TJX and its retail companies collected too much information, held it too long and used inadequate encryption technology to protect it, the Privacy Commissioner of Canada said in a report published Tuesday.
The report highlights how intruders breached the computer system at TJX Companies Inc., the U.S.-based owner of Winners and HomeSense stores, accessing personal information of approximately more than 45 million individuals. Privacy Commissioner of Canada Jennifer Stoddart worked with Frank Work, Information and Privacy Commissioner of Alberta, on the report.
Although TJX and its companies had some security technology in place, Work noted that it was based on security measures put in place relied on weak encryption technology, in particular wireless equivalent privacy, or WEP. The commissioners said the company was too slow to migrate to Wi-Fi protected access (WPA), which might have prevented hackers from getting the data through its wireless network.
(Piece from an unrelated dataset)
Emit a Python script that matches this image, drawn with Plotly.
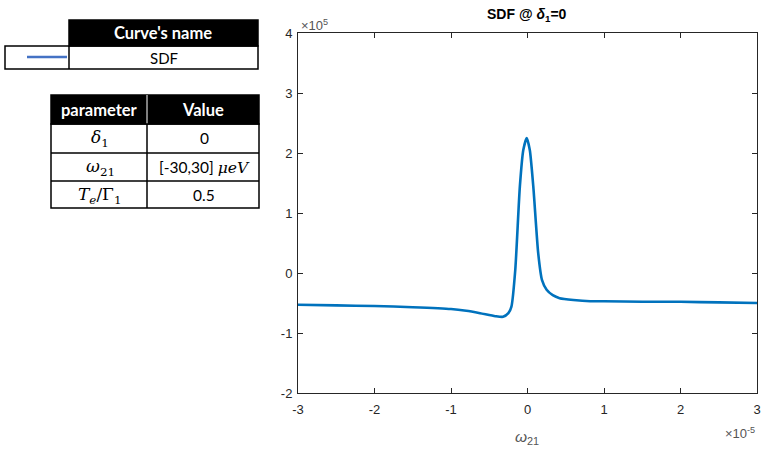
import plotly.graph_objects as go

# ---- data (x in units of 1e-5, y in units of 1e5) ----
omega21_e5 = [-3.0, -2.5, -2.0, -1.5, -1.0, -0.8, -0.62, -0.42, -0.32, -0.25, -0.21, -0.16,
              -0.10, -0.055, -0.01, 0.03, 0.076, 0.14, 0.19, 0.25, 0.33, 0.42, 0.6, 0.82,
              1.0, 1.5, 2.0, 2.5, 3.0]
sdf_e5 = [-0.53, -0.54, -0.55, -0.57, -0.60, -0.63, -0.67, -0.72, -0.73, -0.67, -0.56, 0.05,
          1.44, 2.05, 2.25, 2.05, 1.44, 0.33, -0.12, -0.28, -0.37, -0.42, -0.45, -0.47,
          -0.47, -0.48, -0.48, -0.49, -0.50]
x_ticks = [-3, -2, -1, 0, 1, 2, 3]
y_ticks = [-2, -1, 0, 1, 2, 3, 4]

legend_header = "Curve's name"
legend_names = ["SDF"]
param_header = ["parameter", "Value"]
param_names = ["<i>δ</i><sub>1</sub>", "<i>ω</i><sub>21</sub>", "<i>T<sub>e</sub></i>/Γ<sub>1</sub>"]
param_values = ["0", "[-30,30] <span style='font-family:DejaVu Serif'><i>μeV</i></span>", "0.5"]

W, H = 761, 450
def P(px, py):
    return px / W, 1 - py / H

fig = go.Figure()
fig.add_trace(go.Scatter(x=omega21_e5, y=sdf_e5, mode="lines",
                         line=dict(color="#0072BD", width=2.6, shape="spline", smoothing=0.6),
                         showlegend=False, hoverinfo="skip"))

axis_common = dict(showgrid=False, zeroline=False, showline=True, linecolor="#262626",
                   linewidth=1, mirror="ticks", ticks="inside", ticklen=5, tickcolor="#262626",
                   automargin=False,
                   tickfont=dict(family="Liberation Sans, Arial", size=13, color="#262626"))
fig.update_layout(
    width=W, height=H, margin=dict(l=0, r=0, t=0, b=0, autoexpand=False),
    paper_bgcolor="white", plot_bgcolor="white",
    xaxis=dict(domain=[298 / W, 757 / W], range=[-3, 3], tickvals=x_ticks,
               ticktext=[str(v) for v in x_ticks], ticklabelstandoff=4, **axis_common),
    yaxis=dict(domain=[1 - 393 / H, 1 - 33 / H], range=[-2, 4], tickvals=y_ticks,
               ticktext=[str(v) for v in y_ticks], ticklabelstandoff=2, **axis_common),
)

shapes = []
ann = []
def rect(x0, y0, x1, y1, fill=None, lw=1.5, color="black"):
    a = P(x0, y0); b = P(x1, y1)
    shapes.append(dict(type="rect", xref="paper", yref="paper", x0=a[0], y0=b[1], x1=b[0], y1=a[1],
                       line=dict(color=color, width=lw), fillcolor=fill if fill else "rgba(0,0,0,0)"))
def line(x0, y0, x1, y1, color="black", lw=1.5):
    a = P(x0, y0); b = P(x1, y1)
    shapes.append(dict(type="line", xref="paper", yref="paper", x0=a[0], y0=a[1], x1=b[0], y1=b[1],
                       line=dict(color=color, width=lw)))
def text(px, py, s, size=14, color="black", family="Lato, Noto Sans", xanchor="center"):
    x, y = P(px, py)
    ann.append(dict(xref="paper", yref="paper", x=x, y=y, text=s, showarrow=False,
                    xanchor=xanchor, yanchor="middle",
                    font=dict(family=family, size=size, color=color)))

# Legend table
rect(69, 20, 258, 46, fill="black")
rect(5, 46, 258, 69)
line(69, 46, 69, 69)
line(27, 57, 67, 57, color="#4472C4", lw=2.5)
text(163, 33, "<b>" + legend_header + "</b>", color="white", size=16.5)
text(164, 58, legend_names[0], size=15)

# Parameter table
rect(51, 95, 259, 124, fill="black")
line(147, 95, 147, 124, color="white", lw=1)
rect(51, 124, 259, 208)
line(51, 153, 259, 153)
line(51, 181, 259, 181)
line(147, 124, 147, 208)
text(99, 110, "<b>" + param_header[0] + "</b>", color="white", size=16.5)
text(203, 110, "<b>" + param_header[1] + "</b>", color="white", size=16.5)
row_y = [138, 167, 195]
for yy, n, v in zip(row_y, param_names, param_values):
    text(100, yy, n, size=17, family="DejaVu Serif")
    text(204, yy, v, size=15.5)

# Title, axis label, exponents
text(527, 15, "<b>SDF @ <i>δ</i><sub>1</sub>=0</b>", size=14, color="#000000",
     family="Liberation Sans, Arial")
text(527, 437, "<i>ω</i><sub>21</sub>", size=15.5, color="#555555", family="Liberation Sans, Arial")
text(299, 25, "×10<sup>5</sup>", size=13, color="#555555", family="Liberation Sans, Arial",
     xanchor="left")
text(757, 433, "×10<sup>-5</sup>", size=13, color="#555555", family="Liberation Sans, Arial",
     xanchor="right")

fig.update_layout(shapes=shapes, annotations=ann)
fig.write_html("out.html", config={"displayModeBar": False},
               post_script="document.body.style.margin='0';document.body.style.overflow='hidden';")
Stoddart, however, suggested that better encryption was not necessarily the answer.
“In my mind, there will never be a complete technological answer to this,” she said. “I think it’s up to us as citizens and consumers to take responsibility.”
The report finds particular fault with TJX companies’ practice of recording drivers’ license numbers as a way of preventing fraudulent returns of products without a receipt. In some cases this information was kept indefinitely, as were customer’s phone numbers, which were sometimes used for marketing purposes.